━━ DATASET EXTRACT

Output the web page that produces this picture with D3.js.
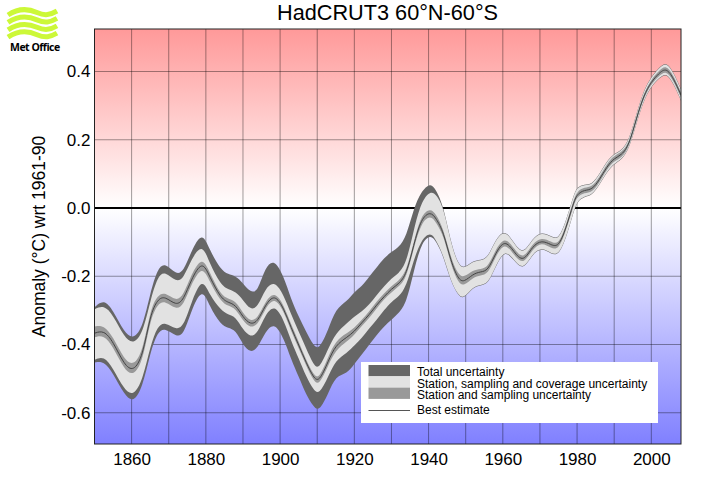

━━━━
━━ DATASET EXTRACT

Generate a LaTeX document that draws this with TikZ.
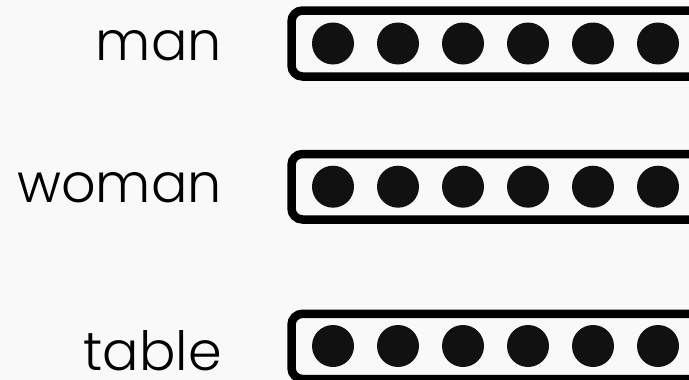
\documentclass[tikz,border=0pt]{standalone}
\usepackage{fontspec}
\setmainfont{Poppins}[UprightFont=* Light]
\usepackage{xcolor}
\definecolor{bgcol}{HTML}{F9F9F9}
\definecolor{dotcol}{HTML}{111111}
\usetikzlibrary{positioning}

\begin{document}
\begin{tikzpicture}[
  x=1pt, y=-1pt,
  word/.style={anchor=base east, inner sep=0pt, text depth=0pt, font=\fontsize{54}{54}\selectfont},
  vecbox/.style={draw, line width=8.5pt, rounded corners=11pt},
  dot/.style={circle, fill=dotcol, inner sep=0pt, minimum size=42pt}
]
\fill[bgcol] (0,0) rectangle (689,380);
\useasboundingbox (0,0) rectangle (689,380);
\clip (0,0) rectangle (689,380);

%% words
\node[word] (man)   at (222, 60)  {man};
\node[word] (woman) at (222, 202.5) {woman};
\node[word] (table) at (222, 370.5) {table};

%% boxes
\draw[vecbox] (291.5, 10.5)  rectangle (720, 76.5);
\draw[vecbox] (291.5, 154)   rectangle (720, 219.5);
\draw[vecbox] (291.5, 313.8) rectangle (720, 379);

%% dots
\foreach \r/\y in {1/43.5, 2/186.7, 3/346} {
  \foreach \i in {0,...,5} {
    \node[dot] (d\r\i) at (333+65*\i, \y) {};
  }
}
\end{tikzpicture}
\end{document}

━━━━

→ **YOUR GOAL**:
Copy each line of the records containing the string "this".

→ **ANSWER TO THE PROBLEM**:
Output the web page that produces this picture with D3.js.
Generate a LaTeX document that draws this with TikZ.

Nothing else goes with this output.